We’ve merged Slash Commands into Skills in Claude Code. You do not need to do anything to migrate to this and it should not disrupt any of your existing workflows.
You can invoke any skill with the slash command syntax by starting with `/`. Similarly, every slash command you currently have can be called as a Skill by Claude Code.
Additionally, you can use subagents with Skills seamlessly.
Why Combine Slash Commands and Skills?
Slash Commands were one of our first abstractions for managing context, and served as a form of progressive disclosure. You could make sure the model only loaded this context when needed.

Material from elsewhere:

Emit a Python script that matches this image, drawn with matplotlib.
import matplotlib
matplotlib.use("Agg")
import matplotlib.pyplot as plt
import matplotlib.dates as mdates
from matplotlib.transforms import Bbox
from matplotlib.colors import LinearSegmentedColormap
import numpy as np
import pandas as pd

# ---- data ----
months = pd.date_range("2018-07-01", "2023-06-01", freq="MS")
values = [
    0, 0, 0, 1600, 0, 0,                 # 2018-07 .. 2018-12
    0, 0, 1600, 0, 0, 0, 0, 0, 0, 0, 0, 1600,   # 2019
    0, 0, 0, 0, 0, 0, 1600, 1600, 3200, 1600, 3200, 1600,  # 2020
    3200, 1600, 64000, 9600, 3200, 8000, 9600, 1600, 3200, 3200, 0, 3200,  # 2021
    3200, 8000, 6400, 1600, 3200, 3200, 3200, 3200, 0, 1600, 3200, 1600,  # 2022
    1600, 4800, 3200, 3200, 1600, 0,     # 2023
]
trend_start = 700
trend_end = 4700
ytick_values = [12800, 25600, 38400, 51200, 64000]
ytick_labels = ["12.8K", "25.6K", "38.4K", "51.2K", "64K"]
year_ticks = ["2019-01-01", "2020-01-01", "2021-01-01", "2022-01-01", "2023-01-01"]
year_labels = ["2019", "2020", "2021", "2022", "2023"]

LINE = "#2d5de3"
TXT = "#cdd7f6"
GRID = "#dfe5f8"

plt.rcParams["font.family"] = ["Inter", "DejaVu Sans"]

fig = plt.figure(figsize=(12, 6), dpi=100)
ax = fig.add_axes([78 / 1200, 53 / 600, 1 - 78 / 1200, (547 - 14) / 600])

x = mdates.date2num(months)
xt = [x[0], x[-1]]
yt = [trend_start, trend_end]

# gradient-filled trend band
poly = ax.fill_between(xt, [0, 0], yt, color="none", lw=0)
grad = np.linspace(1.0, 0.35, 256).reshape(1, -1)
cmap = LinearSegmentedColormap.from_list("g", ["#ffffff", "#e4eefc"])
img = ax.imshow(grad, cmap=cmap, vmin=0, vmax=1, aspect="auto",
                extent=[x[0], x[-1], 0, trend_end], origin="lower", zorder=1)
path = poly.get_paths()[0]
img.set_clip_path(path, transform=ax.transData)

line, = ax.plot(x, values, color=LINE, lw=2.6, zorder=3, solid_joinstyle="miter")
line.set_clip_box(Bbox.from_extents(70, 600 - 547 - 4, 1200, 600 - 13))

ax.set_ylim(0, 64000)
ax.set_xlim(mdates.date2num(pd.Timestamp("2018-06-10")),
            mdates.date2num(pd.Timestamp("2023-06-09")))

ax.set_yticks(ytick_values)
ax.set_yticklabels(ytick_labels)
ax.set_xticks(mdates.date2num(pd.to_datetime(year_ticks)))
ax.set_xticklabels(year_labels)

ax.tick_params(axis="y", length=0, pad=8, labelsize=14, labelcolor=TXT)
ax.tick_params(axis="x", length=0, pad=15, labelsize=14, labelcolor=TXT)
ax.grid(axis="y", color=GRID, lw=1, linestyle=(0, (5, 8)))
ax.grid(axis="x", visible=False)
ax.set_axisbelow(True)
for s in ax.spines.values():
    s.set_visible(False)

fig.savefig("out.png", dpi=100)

But as model capabilities have advanced, we realized Skills were the more powerful way of loading context. They allow the model to load in context dynamically by reading relevant files and you could reference other files inside of your SKILL.MD which would allow for multiple levels of dynamic context. We call this progressive disclosure and you can read more about how this works with Skills in our engineering blog.

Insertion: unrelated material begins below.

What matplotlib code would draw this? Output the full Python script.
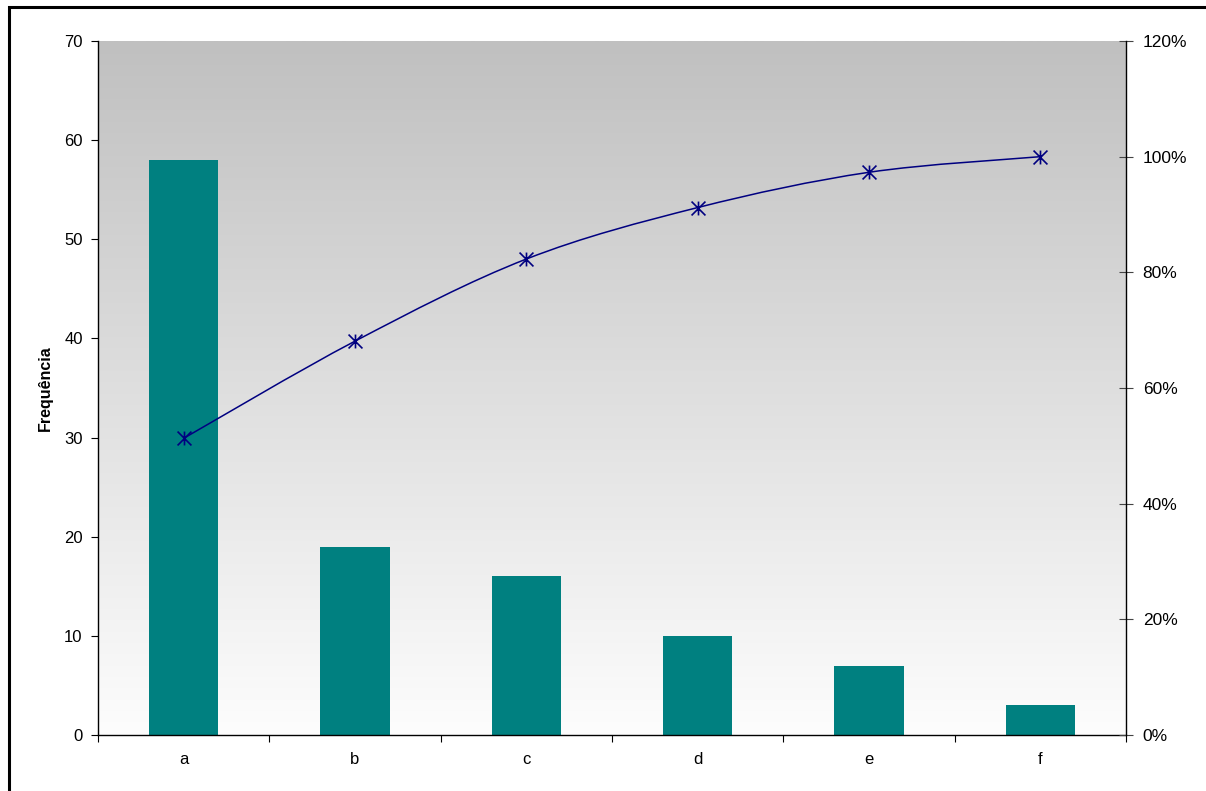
import numpy as np
import matplotlib
matplotlib.use("Agg")
import matplotlib.pyplot as plt
from matplotlib.path import Path
from matplotlib.patches import PathPatch, Rectangle
from matplotlib.ticker import FuncFormatter, FixedLocator
from matplotlib.colors import LinearSegmentedColormap

categories = ["a", "b", "c", "d", "e", "f"]
frequencies = [58, 19, 16, 10, 7, 3]
cumulative_pct = [0.513, 0.681, 0.823, 0.912, 0.973, 1.0]
left_ticks = [0, 10, 20, 30, 40, 50, 60, 70]
right_ticks = [0, 0.2, 0.4, 0.6, 0.8, 1.0, 1.2]
ylabel = "Frequência"

plt.rcParams['font.family'] = ['Liberation Sans', 'DejaVu Sans']

W, H = 1206, 791
fig = plt.figure(figsize=(W / 100, H / 100), dpi=100)
fig.patch.set_facecolor("white")

L, R, T, B = 98, 1126, 41, 735
ax = fig.add_axes([L / W, 1 - B / H, (R - L) / W, (B - T) / H])
ax.patch.set_visible(False)

# gradient background
grad = np.linspace(0, 1, 256).reshape(-1, 1)
cmap = LinearSegmentedColormap.from_list("g", ["#fdfdfd", "#c0c0c0"])
ax.imshow(grad, extent=[0, 1, 0, 1], transform=ax.transAxes, cmap=cmap,
          aspect="auto", origin="lower", zorder=0, interpolation="bilinear")

x = np.arange(len(categories))
ax.bar(x, frequencies, width=0.405, color="#008080", zorder=2)
ax.set_xlim(-0.5, len(categories) - 0.5)
ax.set_ylim(left_ticks[0], left_ticks[-1])
ax.set_yticks(left_ticks)
ax.set_xticks(x)
ax.set_xticklabels(categories)
ax.xaxis.set_minor_locator(FixedLocator(np.arange(-0.5, len(categories), 1.0)))
ax.tick_params(axis="x", which="major", length=0, pad=12, labelsize=12)
ax.tick_params(axis="x", which="minor", length=5, width=0.8, direction="out")
ax.tick_params(axis="y", length=5, width=0.8, direction="out", pad=6, labelsize=12)
ax.set_ylabel(ylabel, fontsize=11.5, fontweight="bold", labelpad=8)
for s in ["top", "right"]:
    ax.spines[s].set_visible(False)
for s in ["left", "bottom"]:
    ax.spines[s].set_linewidth(1.0)
    ax.spines[s].set_color("black")

ax2 = ax.twinx()
ax2.set_ylim(right_ticks[0], right_ticks[-1])
ax2.set_yticks(right_ticks)
ax2.yaxis.set_major_formatter(FuncFormatter(lambda v, p: f"{v*100:.0f}%"))
ax2.tick_params(axis="y", length=10, width=0.8, direction="inout", pad=7,
                labelsize=12.5, color="#444444")
for s in ["top", "left", "bottom"]:
    ax2.spines[s].set_visible(False)
ax2.spines["right"].set_linewidth(1.0)

# smoothed line (Catmull-Rom as Bezier segments)
px = list(x.astype(float))
py = list(cumulative_pct)
n = len(px)
verts = [(px[0], py[0])]
codes = [Path.MOVETO]
for i in range(n - 1):
    p0 = (px[i - 1], py[i - 1]) if i > 0 else (px[i], py[i])
    p1 = (px[i], py[i])
    p2 = (px[i + 1], py[i + 1])
    p3 = (px[i + 2], py[i + 2]) if i + 2 < n else p2
    c1 = (p1[0] + (p2[0] - p0[0]) / 6, p1[1] + (p2[1] - p0[1]) / 6)
    c2 = (p2[0] - (p3[0] - p1[0]) / 6, p2[1] - (p3[1] - p1[1]) / 6)
    verts += [c1, c2, p2]
    codes += [Path.CURVE4] * 3
ax2.add_patch(PathPatch(Path(verts, codes), facecolor="none", edgecolor="#000080",
                        lw=1.1, zorder=3))

star = Path([(-1, -1), (1, 1), (-1, 1), (1, -1), (0, -1), (0, 1)],
            [Path.MOVETO, Path.LINETO, Path.MOVETO, Path.LINETO, Path.MOVETO, Path.LINETO])
ax2.plot(x, cumulative_pct, linestyle="none", marker=star, markersize=10,
         markeredgecolor="#000080", markerfacecolor="none", markeredgewidth=1.2, zorder=4)

# figure border (partially cropped)
fig.patches.append(Rectangle((8.5 / W, -0.1), 1.2, (1 - 6.5 / H) + 0.1,
                             transform=fig.transFigure, fill=False,
                             edgecolor="black", linewidth=2.2, zorder=10))

fig.savefig("out.png", dpi=100)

Combining skills & slash makes it easier for Claude (e.g. it doesn’t need a SlashCommand Tool and a Skill Tool) and it also simplifies the user mental model.

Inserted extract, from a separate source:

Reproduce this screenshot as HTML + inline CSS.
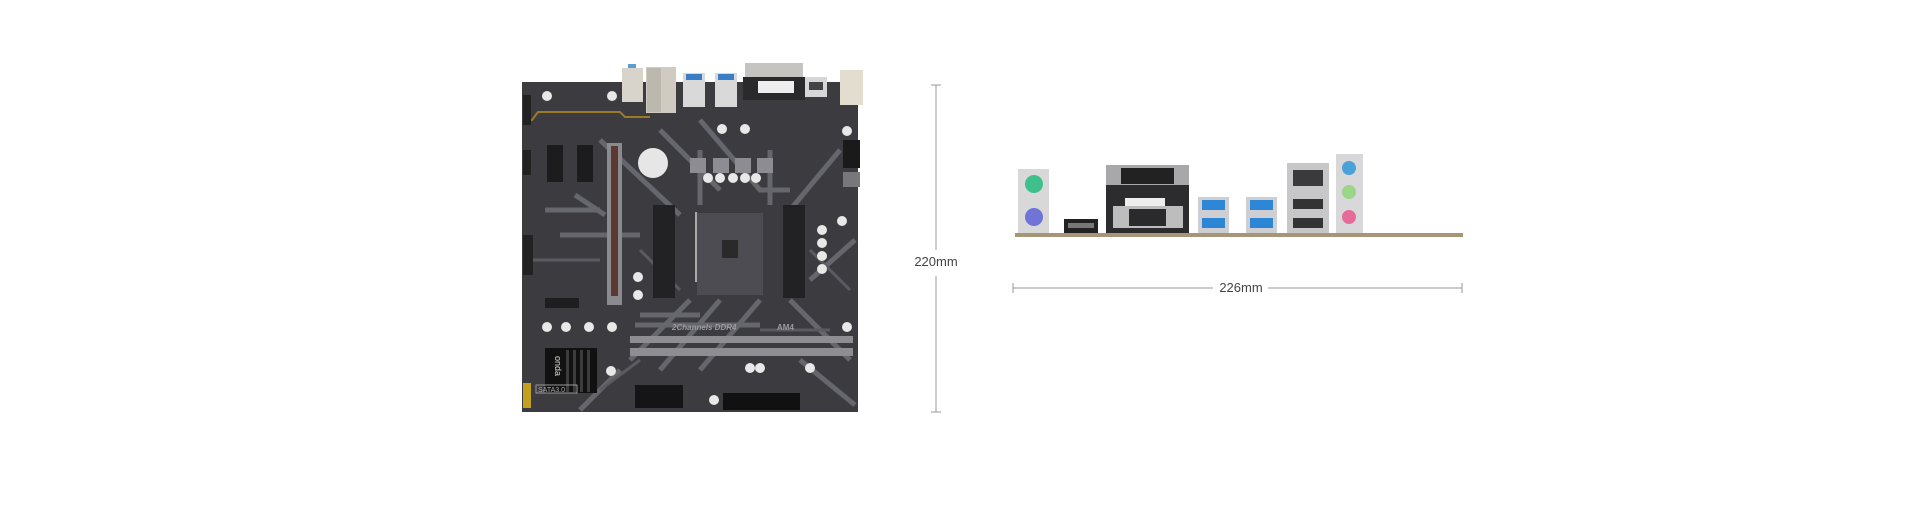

However, there is no migration needed. Your slash commands in ~/.claude/commands will continue to work as normal.
Going forward, when thinking of making a slash command we suggest making a skill instead. This will allow you to use new extensions we add to Skills, such as the ones to work with subagents.
For each skill you create, you can choose whether you want it to be invocable, model-invocable, or both (the default).
If you do not want a user to be able to invoke a skill with a slash command, you can set user-invocable: false.
If you do not want the model to invoke a slash command automatically you can set disable-model-invocation: true
Using subagents with Skills
Skills naturally pair with subagents. Subagents allow you to execute the skill while protecting your context window, you can also choose which subagent is activated and if you want to fork the context.